Thanks for commenting, Andrew. First, I admit to being harsh with Gardner’s use of words. There is a reason. He plays loose with words and ideas. For example, as I mentioned last night, the seven intelligences, are really the different talents we all knew were distributed differently across our elementary school classrooms. Some students were good at music, some math, some English, some physical education, etc. Why does he call these “intelligences,” when we always knew them as talents? Maybe it is to make them sound like something new that should be put into schools. The irony, of course, is that they have ALWAYS been in schools. Has there ever been an elementary school student who did not say that he/she has a classmate who “is good at math, reading, music, sports,” or something else?
Judging by the popularity of the phrase “seven intelligences,” educators fell for it. Somebody has to call Gardner on his twisting of words and ideas, so I do.
At the end you asked if you missed anything.
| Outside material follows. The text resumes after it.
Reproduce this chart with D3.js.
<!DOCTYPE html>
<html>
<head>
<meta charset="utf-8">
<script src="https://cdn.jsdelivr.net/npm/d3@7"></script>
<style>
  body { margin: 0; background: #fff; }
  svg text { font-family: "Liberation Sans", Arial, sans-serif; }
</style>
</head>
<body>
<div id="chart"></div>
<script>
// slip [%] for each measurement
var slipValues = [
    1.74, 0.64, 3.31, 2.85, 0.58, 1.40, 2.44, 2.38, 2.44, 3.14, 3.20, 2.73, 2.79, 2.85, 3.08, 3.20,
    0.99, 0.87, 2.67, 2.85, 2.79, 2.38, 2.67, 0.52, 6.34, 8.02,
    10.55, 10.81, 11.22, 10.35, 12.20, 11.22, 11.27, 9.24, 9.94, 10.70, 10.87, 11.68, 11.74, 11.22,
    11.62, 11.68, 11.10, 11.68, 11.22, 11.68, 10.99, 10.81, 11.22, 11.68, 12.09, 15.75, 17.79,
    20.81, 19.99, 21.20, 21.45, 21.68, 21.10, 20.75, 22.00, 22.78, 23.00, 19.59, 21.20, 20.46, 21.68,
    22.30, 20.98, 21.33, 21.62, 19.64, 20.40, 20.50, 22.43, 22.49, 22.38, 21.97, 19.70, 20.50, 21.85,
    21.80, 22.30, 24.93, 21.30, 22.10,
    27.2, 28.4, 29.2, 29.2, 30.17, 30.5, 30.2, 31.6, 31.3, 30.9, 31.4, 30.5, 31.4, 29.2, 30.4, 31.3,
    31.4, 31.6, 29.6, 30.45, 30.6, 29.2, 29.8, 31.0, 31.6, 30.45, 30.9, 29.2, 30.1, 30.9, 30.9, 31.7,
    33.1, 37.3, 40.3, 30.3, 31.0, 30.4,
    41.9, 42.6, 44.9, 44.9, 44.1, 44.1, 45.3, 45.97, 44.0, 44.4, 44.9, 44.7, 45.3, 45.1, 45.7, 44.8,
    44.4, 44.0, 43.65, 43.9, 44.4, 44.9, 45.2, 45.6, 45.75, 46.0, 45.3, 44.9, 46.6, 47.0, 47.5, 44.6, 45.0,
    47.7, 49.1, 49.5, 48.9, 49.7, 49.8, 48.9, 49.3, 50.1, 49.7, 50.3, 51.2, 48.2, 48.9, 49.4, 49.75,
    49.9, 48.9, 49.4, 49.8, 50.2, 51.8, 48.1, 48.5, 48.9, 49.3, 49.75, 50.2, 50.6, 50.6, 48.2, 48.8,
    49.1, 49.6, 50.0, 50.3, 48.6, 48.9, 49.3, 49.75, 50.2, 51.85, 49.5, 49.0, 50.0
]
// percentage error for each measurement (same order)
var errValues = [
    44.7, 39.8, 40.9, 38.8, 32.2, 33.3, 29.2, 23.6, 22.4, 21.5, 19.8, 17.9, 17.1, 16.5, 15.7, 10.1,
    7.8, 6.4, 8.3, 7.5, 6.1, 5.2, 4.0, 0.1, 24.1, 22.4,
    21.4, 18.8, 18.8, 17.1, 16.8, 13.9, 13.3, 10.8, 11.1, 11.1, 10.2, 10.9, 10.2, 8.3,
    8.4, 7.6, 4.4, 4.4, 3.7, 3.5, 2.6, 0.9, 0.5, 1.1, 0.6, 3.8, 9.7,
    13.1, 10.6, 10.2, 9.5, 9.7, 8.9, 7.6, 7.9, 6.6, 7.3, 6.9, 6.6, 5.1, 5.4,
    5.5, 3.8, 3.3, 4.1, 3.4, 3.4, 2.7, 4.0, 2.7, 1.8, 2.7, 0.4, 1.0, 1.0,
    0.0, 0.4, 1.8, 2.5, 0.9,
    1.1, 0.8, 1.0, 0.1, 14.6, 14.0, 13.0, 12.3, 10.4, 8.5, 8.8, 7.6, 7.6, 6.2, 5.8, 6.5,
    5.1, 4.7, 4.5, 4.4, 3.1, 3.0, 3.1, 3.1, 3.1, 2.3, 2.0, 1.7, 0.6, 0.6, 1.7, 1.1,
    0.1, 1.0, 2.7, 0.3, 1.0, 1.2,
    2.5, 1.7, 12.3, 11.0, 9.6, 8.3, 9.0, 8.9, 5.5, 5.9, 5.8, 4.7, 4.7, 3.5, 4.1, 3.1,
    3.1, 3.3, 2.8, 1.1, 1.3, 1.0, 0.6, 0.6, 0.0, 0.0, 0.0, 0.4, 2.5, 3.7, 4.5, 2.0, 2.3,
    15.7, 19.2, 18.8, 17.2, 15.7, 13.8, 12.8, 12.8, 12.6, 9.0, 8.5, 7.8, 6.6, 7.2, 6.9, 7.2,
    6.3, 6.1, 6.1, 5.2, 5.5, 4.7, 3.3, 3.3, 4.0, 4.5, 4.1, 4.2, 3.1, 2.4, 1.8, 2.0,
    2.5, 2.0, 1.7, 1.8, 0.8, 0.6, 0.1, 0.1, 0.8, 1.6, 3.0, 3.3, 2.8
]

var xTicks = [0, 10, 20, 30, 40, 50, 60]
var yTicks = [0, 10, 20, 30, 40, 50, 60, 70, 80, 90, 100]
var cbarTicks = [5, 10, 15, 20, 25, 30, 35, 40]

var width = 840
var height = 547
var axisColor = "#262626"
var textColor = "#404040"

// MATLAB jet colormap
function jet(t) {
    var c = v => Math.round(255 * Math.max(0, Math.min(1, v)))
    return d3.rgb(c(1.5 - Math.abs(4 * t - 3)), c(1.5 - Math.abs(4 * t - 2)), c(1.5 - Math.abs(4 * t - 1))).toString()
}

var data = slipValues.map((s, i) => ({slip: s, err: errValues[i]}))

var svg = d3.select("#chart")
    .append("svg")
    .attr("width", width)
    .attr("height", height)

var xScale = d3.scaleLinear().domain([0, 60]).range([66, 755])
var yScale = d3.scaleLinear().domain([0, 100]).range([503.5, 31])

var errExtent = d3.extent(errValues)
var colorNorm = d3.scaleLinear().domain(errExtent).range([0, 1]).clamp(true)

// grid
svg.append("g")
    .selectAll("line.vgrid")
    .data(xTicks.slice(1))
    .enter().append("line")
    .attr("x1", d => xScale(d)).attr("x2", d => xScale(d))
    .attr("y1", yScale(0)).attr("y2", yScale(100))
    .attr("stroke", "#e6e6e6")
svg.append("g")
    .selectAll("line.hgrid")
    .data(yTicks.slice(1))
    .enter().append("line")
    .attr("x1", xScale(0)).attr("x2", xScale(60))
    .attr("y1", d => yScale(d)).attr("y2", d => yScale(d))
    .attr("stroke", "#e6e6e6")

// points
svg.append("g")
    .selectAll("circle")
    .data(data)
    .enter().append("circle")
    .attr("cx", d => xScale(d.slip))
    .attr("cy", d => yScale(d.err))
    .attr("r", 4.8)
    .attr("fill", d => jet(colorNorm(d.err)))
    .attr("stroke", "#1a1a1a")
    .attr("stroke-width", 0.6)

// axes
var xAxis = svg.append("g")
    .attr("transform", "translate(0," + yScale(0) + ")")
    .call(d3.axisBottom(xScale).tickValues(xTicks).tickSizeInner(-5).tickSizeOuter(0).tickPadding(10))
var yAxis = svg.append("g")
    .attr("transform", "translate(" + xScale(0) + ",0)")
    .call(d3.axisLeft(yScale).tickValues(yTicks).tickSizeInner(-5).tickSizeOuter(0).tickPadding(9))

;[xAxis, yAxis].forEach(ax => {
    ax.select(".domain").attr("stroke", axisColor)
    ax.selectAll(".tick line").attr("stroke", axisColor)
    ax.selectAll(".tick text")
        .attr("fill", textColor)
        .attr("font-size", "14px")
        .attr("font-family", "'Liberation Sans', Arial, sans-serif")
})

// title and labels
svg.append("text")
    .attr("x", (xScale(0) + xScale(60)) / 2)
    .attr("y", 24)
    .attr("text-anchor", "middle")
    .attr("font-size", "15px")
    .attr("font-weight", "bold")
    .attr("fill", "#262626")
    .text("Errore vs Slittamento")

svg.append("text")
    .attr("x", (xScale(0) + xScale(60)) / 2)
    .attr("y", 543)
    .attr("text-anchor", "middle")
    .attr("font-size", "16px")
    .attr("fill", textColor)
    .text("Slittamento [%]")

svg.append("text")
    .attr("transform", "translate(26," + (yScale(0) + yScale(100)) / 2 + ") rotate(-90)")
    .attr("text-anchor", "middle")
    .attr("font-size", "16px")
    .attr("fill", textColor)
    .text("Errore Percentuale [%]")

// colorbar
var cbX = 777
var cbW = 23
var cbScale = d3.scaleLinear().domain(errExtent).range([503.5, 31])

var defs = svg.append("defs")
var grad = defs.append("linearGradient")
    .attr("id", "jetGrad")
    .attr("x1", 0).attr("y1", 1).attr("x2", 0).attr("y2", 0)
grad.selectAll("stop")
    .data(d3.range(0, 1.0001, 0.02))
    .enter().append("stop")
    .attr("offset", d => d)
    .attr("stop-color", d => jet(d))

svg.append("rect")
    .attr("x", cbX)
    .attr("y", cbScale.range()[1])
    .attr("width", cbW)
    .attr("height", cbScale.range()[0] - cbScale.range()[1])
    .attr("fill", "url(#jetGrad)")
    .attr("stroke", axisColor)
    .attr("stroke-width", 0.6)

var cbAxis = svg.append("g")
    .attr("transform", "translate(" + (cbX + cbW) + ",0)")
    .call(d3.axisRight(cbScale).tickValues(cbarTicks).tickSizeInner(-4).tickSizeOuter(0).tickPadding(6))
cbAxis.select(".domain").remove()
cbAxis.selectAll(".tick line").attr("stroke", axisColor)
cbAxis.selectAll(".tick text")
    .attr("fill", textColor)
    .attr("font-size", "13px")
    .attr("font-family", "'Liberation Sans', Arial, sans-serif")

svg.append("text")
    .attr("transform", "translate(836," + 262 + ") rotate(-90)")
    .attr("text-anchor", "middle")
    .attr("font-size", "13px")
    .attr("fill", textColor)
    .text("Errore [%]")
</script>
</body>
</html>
Let me point you to the following blogs to learn about what makes a virtue list useful (a list like one that singles out the pursuit of truth, beauty and goodness):
https://sixvirtues.com/blog/2012/02/23/intellectuals-wrong-on-intellectual-virtues/
https://sixvirtues.com/blog/2012/01/03/mwera-keynote-address/
In other words, if Gardner does not explain why educated people should pursue truth, beauty and goodness instead of justice, peace, harmony, wisdom, knowledge, self-control, or any other ideal; he is telling us what we already know — people should be virtuous. I already knew that. It is the meaning of the word, virtue.